> **WHAT TO PRODUCE**
Copy out all lines that carry the word "this".

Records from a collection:
────

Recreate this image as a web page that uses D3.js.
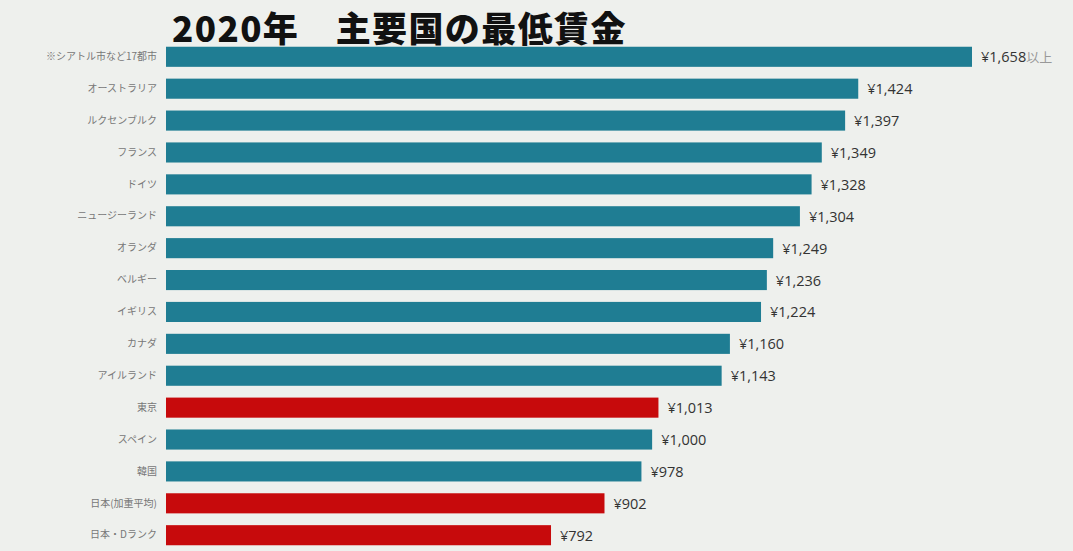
<!DOCTYPE html>
<html><head><meta charset="utf-8">
<script src="https://cdn.jsdelivr.net/npm/d3@7"></script>
<style>
html,body{margin:0;padding:0;background:#eef0ed;}
svg{display:block;}
</style></head>
<body>
<script>
const categories = ["※シアトル市など17都市","オーストラリア","ルクセンブルク","フランス","ドイツ","ニュージーランド","オランダ","ベルギー","イギリス","カナダ","アイルランド","東京","スペイン","韓国","日本(加重平均)","日本・Dランク"];
const values = [1658,1424,1397,1349,1328,1304,1249,1236,1224,1160,1143,1013,1000,978,902,792];
const highlighted = ["東京","日本(加重平均)","日本・Dランク"];
const suffixes = ["以上","","","","","","","","","","","","","","",""];
const title = "2020年　主要国の最低賃金";

const W = 1073, H = 551;
const svg = d3.select("body").append("svg").attr("width", W).attr("height", H);
svg.append("rect").attr("width", W).attr("height", H).attr("fill", "#eef0ed");

const x = d3.scaleLinear().domain([0, 1658]).range([166, 972]);
const y = d3.scaleBand().domain(categories).range([41, 551]).paddingInner(0.37).paddingOuter(0.18);

svg.append("text").attr("x", 172).attr("y", 41.5)
  .attr("font-family", "'Noto Sans CJK JP', sans-serif").attr("font-weight", 900)
  .attr("font-size", 35).attr("letter-spacing", 1.4).attr("fill", "#111").text(title);

const g = svg.append("g");
g.selectAll("rect.bar").data(categories).join("rect")
  .attr("class", "bar")
  .attr("x", x(0))
  .attr("y", d => y(d))
  .attr("width", (d, i) => x(values[i]) - x(0))
  .attr("height", y.bandwidth())
  .attr("fill", d => highlighted.includes(d) ? "#c70a0c" : "#1f7d93");

const axis = d3.axisLeft(y).tickSize(0).tickPadding(9);
const ag = svg.append("g").attr("transform", `translate(${x(0)},0)`).call(axis);
ag.select(".domain").remove();
ag.selectAll("text").attr("font-family", "'Noto Sans CJK JP', sans-serif")
  .attr("font-size", 10).attr("fill", "#777");

const fmt = d3.format(",");
const lab = g.selectAll("text.val").data(categories).join("text")
  .attr("class", "val")
  .attr("x", (d, i) => x(values[i]) + 9)
  .attr("y", d => y(d) + y.bandwidth() / 2)
  .attr("dy", "0.38em")
  .attr("font-family", "'Open Sans', sans-serif")
  .attr("font-size", 14.5).attr("fill", "#333");
lab.append("tspan").text((d, i) => "¥" + fmt(values[i]));
lab.append("tspan").attr("fill", "#999").attr("font-family", "'Noto Sans CJK JP', sans-serif")
  .attr("font-size", 13).text((d, i) => suffixes[i]);
</script>
</body></html>
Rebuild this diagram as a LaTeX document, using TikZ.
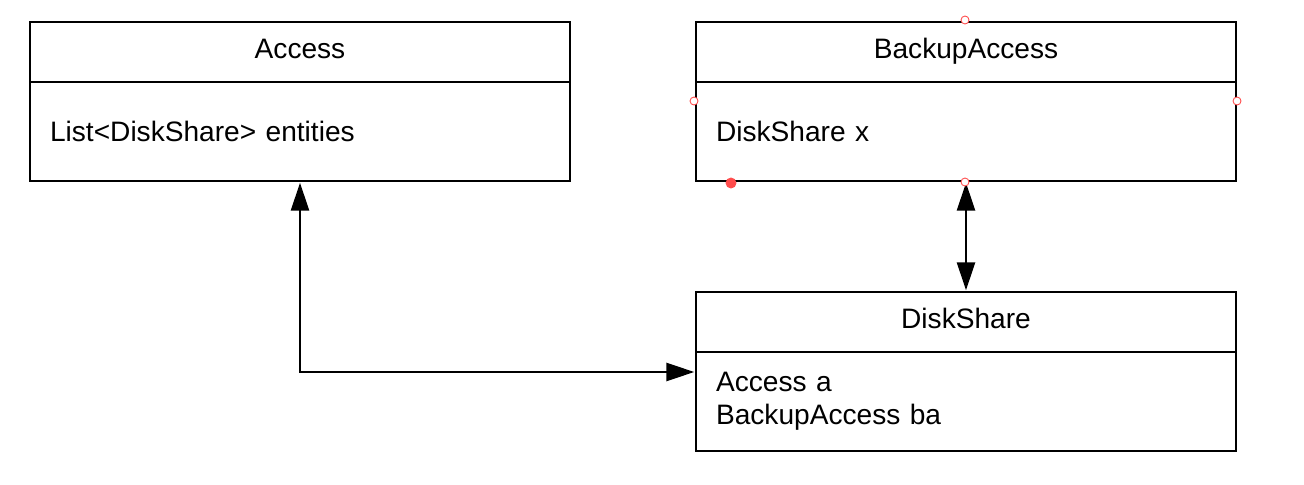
\documentclass[tikz,border=0pt]{standalone}
\usepackage{fontspec}
\setmainfont{Liberation Sans}
\usetikzlibrary{positioning,arrows.meta}

\begin{document}
\begin{tikzpicture}[x=0.02cm,y=-0.02cm,
	classhead/.style={draw,line width=1.6pt,outer sep=0pt,minimum width=10.8cm,
		minimum height=1.2cm,text height=0.5cm,text depth=0.26cm,
		font=\fontsize{16}{19}\selectfont},
	classbody/.style={draw,line width=1.6pt,outer sep=0pt,minimum width=10.8cm,
		minimum height=1.98cm,text width=10cm,inner xsep=0.4cm,align=left,
		font=\fontsize{16}{19}\selectfont},
	assoc/.style={line width=1.6pt,{Triangle[length=0.56cm,width=0.36cm]}-{Triangle[length=0.56cm,width=0.36cm]},
		shorten <=1pt,shorten >=1pt},
	handle/.style={circle,draw=red!70,fill=white,line width=0.5pt,inner sep=0pt,minimum size=0.16cm}]
	\useasboundingbox (0,0) rectangle (1304,484);

	% classes
	\node[classhead] (acc) at (300,52) {Access};
	\node[classbody,below=0pt of acc] (accbody) {List<DiskShare> entities};

	\node[classhead] (bk) at (966,52) {BackupAccess};
	\node[classbody,below=0pt of bk] (bkbody) {DiskShare x};

	\node[classhead] (ds) at (966,322) {DiskShare};
	\node[classbody,below=0pt of ds] (dsbody) {Access a\\BackupAccess ba};

	% associations
	\coordinate (dsin) at ([yshift=-0.4cm]dsbody.north west);
	\draw[assoc] (accbody.south) |- (dsin);
	\draw[assoc] (bkbody.south) -- (ds.north);

	% selection handles
	\node[handle] (hn) at (965,20) {};
	\node[handle] (hw) at (694,101) {};
	\node[handle] (he) at (1237,101) {};
	\node[handle] (hs) at (965,182) {};
	\node[handle,fill=red!70,minimum size=0.2cm] (hd) at (731,183) {};
\end{tikzpicture}
\end{document}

────

> **EXERCISE OUTPUT**
Recreate this image as a web page that uses D3.js.
Rebuild this diagram as a LaTeX document, using TikZ.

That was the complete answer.